May 22 2010

Five Tips for Taking Photography Portraits

Published by at 8:13 am under General

There are some very good reasons to learn how to take family portraits, and you don’t have to be embarking on a photography career to do so. Having portraits professionally done can be just too expensive for many families. And sometimes, it can be impossible to get everyone to the studio at the appointed time.

Every family deserves to have at least one good family portrait displayed together with a nice picture frame. But, it’s even better to have additional portraits taken as the family grows and ages. If you are a photography hobbyist you probably know others who would love to have you take their family portraits, but don’t forget your own family! If you are taking a portrait of your own family, make sure to be in it too! So be sure to use a camera with a timer or remote shutter button release.

If you are new to photography learning how to take family portraits will also give you the opportunity to learn and practice other skills, such as taking that group picture at Thanksgiving or a team picture after the game.

Without further ado, here are some tips to help you get started taking memorable family portraits, whether formal or informal.

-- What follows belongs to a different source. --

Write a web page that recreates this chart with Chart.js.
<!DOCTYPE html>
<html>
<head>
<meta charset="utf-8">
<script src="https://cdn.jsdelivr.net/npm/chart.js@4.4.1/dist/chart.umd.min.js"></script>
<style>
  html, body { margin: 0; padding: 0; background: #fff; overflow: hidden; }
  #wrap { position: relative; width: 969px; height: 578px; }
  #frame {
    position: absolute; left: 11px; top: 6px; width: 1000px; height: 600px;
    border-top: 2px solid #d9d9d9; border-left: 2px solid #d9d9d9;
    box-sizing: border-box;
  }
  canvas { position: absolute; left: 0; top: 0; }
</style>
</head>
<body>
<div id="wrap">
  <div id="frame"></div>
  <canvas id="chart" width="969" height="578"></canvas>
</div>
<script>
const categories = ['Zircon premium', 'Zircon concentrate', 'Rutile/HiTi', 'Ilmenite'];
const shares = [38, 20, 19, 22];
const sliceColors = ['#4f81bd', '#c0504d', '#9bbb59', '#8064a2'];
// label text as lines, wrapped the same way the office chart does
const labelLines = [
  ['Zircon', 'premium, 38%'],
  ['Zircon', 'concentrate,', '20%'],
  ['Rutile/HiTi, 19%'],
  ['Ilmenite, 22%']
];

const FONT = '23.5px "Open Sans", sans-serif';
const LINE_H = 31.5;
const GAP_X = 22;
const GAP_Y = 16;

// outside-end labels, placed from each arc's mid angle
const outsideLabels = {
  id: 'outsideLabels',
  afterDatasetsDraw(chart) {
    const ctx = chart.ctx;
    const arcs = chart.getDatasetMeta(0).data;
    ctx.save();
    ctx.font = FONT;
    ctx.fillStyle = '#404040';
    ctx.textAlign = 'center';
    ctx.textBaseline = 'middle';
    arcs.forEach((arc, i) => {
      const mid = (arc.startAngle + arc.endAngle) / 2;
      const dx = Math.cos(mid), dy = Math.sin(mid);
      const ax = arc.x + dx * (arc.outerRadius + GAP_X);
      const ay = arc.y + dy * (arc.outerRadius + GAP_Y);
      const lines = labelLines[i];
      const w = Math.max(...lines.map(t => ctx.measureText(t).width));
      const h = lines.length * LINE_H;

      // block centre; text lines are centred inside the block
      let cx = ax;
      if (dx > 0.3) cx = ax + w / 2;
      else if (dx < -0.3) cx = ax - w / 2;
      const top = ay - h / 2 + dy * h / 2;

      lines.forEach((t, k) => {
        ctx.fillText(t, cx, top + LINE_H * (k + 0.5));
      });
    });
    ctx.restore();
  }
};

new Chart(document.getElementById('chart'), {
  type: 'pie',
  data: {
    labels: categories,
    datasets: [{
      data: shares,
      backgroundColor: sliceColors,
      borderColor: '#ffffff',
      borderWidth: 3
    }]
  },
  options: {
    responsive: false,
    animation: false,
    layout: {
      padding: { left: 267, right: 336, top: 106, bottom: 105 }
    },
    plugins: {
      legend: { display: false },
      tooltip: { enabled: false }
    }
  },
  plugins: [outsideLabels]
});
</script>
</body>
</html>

1) Avoid the “Police Line Up” Portrait – Instead of having them all line up shoulder to shoulder, try something more natural looking and that also makes it easier to get a big family into the picture.

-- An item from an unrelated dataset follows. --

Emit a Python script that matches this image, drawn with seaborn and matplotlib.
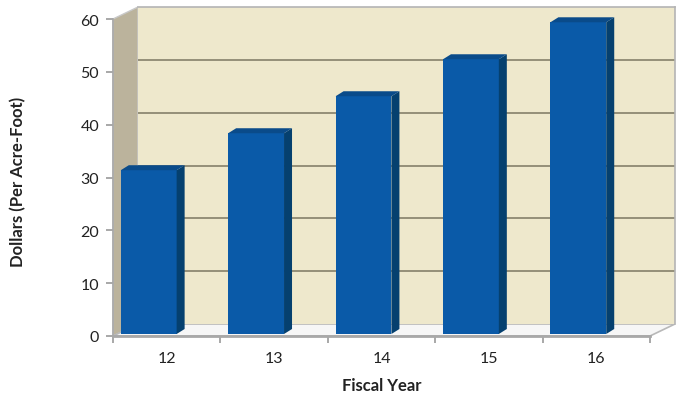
import matplotlib
matplotlib.use("Agg")
import matplotlib.pyplot as plt
from matplotlib.patches import Polygon
import pandas as pd
import seaborn as sns

# Water rate by fiscal year
fiscal_years = ["12", "13", "14", "15", "16"]
rates = [31, 38, 45, 52, 59]
y_ticks = [0, 10, 20, 30, 40, 50, 60]

df = pd.DataFrame({"year": fiscal_years, "rate": rates})

sns.set_style("white")
plt.rcParams["font.family"] = ["Lato", "DejaVu Sans"]

W, H = 685, 402
fig = plt.figure(figsize=(W / 100, H / 100), dpi=100)
fig.patch.set_facecolor("white")


def fx(px):
    return px / W


def fy(py):
    return 1 - py / H


plane_w = 537 / W
plane_h = 317 / H
ymax = 60

# Back wall of the 3-D box
ax_back = fig.add_axes([fx(138), fy(325), plane_w, plane_h])
ax_back.set_facecolor("#eee8cc")
ax_back.set_xlim(-0.5, 4.5)
ax_back.set_ylim(0, ymax)
ax_back.set_yticks(y_ticks[1:-1])
ax_back.set_xticks([])
ax_back.tick_params(left=False, labelleft=False)
ax_back.yaxis.grid(True, color="#8d8872", lw=1.3)
for side in ["left", "bottom"]:
    ax_back.spines[side].set_visible(False)
for side in ["top", "right"]:
    ax_back.spines[side].set_color("#b4b4b4")
    ax_back.spines[side].set_linewidth(1.2)

# Side wall and floor
side_wall = Polygon([(fx(113), fy(337)), (fx(113), fy(20)), (fx(138), fy(8)), (fx(138), fy(325))],
                    closed=True, transform=fig.transFigure, facecolor="#bbb39c",
                    edgecolor="#c8c8c8", lw=1.0, zorder=-1)
floor = Polygon([(fx(113), fy(337)), (fx(650), fy(337)), (fx(675), fy(325)), (fx(138), fy(325))],
                closed=True, transform=fig.transFigure, facecolor="#f6f6f6",
                edgecolor="#b8b8b8", lw=1.2, zorder=-1)
fig.add_artist(side_wall)
fig.add_artist(floor)

# Front plane: axes, ticks and labels
ax = fig.add_axes([fx(113), fy(337), plane_w, plane_h])
ax.set_facecolor("none")
ax.set_xlim(-0.5, 4.5)
ax.set_ylim(0, ymax)
ax.set_yticks(y_ticks)
ax.set_yticklabels([str(v) for v in y_ticks])
ax.set_xticks([i - 0.5 for i in range(len(fiscal_years) + 1)])
ax.set_xticklabels([])
ax.set_xticks(range(len(fiscal_years)), minor=True)
ax.set_xticklabels(fiscal_years, minor=True)
ax.tick_params(axis="y", direction="out", length=5, width=1.2, color="#9a9a9a",
               labelsize=11.5, labelcolor="#222222", pad=5, left=True)
ax.tick_params(axis="x", which="major", direction="out", length=5, width=1.2,
               color="#9a9a9a", bottom=True)
ax.tick_params(axis="x", which="minor", length=0, labelsize=11.5,
               labelcolor="#222222", pad=11)
for side in ["top", "right"]:
    ax.spines[side].set_visible(False)
ax.spines["left"].set_color("#a8a8a8")
ax.spines["left"].set_linewidth(1.2)
ax.spines["bottom"].set_color("#a8a8a8")
ax.spines["bottom"].set_linewidth(2.0)

# Bar plane
ax_bars = fig.add_axes([fx(95), fy(335), plane_w, plane_h])
sns.barplot(data=df, x="year", y="rate", ax=ax_bars, color="#0a5aa8",
            saturation=1, width=0.52, edgecolor="none")
ax_bars.set_xlim(-0.5, 4.5)
ax_bars.set_ylim(0, ymax)
ax_bars.axis("off")
ax_bars.patch.set_visible(False)

# Depth of each column (side and top faces)
ddx = 8 / 107.4
ddy = 5 * ymax / 317
for p in list(ax_bars.patches):
    x0, w, h = p.get_x(), p.get_width(), p.get_height()
    x1 = x0 + w
    side = Polygon([(x1, 0), (x1 + ddx, ddy), (x1 + ddx, h + ddy), (x1, h)],
                   closed=True, facecolor="#05406f", edgecolor="none", clip_on=False)
    top = Polygon([(x0, h), (x1, h), (x1 + ddx, h + ddy), (x0 + ddx, h + ddy)],
                  closed=True, facecolor="#0a4b8a", edgecolor="none", clip_on=False)
    ax_bars.add_patch(side)
    ax_bars.add_patch(top)

fig.text(fx(18), fy(182), "Dollars (Per Acre-Foot)", rotation=90, ha="center",
         va="center", fontsize=12, fontweight="bold", color="#222222")
fig.text(fx(382), fy(386), "Fiscal Year", ha="center", va="center",
         fontsize=12, fontweight="bold", color="#222222")

fig.savefig("out.png", dpi=100)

Staggering is one such technique. For example, you may want to stagger family members on the front steps of a porch or around a group of boulders so some family members are standing and others sitting. If in a park, two siblings might sit on a low hanging branch of a tree or all could sit on the lawn clustered together. Show family togetherness by spacing relatively close together. And by staggering the group, it will make it easier to display the picture in a 8×10 picture frame or even something larger like a 11×14 picture frame.

2) Show Relationships – You can do this with placement in the family portrait poses. For example, Grandma and Grandpa might stand next to each, a toddler could be in Mother’s arms, two siblings might have arms slung over each others shoulders, etc.

3) Consider Including the Family Pets – assuming they hold still long enough. Even if the pet is sitting still, you may want to raise the Shutter Speed Priority to 1/125 because the flick of a tail or other tiny movement can cause blur. It is always easier to take an individual portrait of a someone with their pet (or even a pet separately), but if the family has a mellow dog or cat, try to take some poses with and without the family pet.

4) Get Creative with Props – depending on the type of portrait you want. Does the family play community baseball? Each family member could hold a mitt, ball or bat. This is a trend with individual portraiture that can be fun for families too.

5) Get Everyone Smiling – Instead of just having them say “cheese,” put them at ease by talking to them so they’ll become more relaxed and real. When you’ve got everyone posed and smiling, ask the family to hold them until you give them the signal that you got the shot.

Finally, have fun taking lots of pictures so the family can choose their favorite. You’re sure to get some great shots where the family will be excited to frame them for all to see.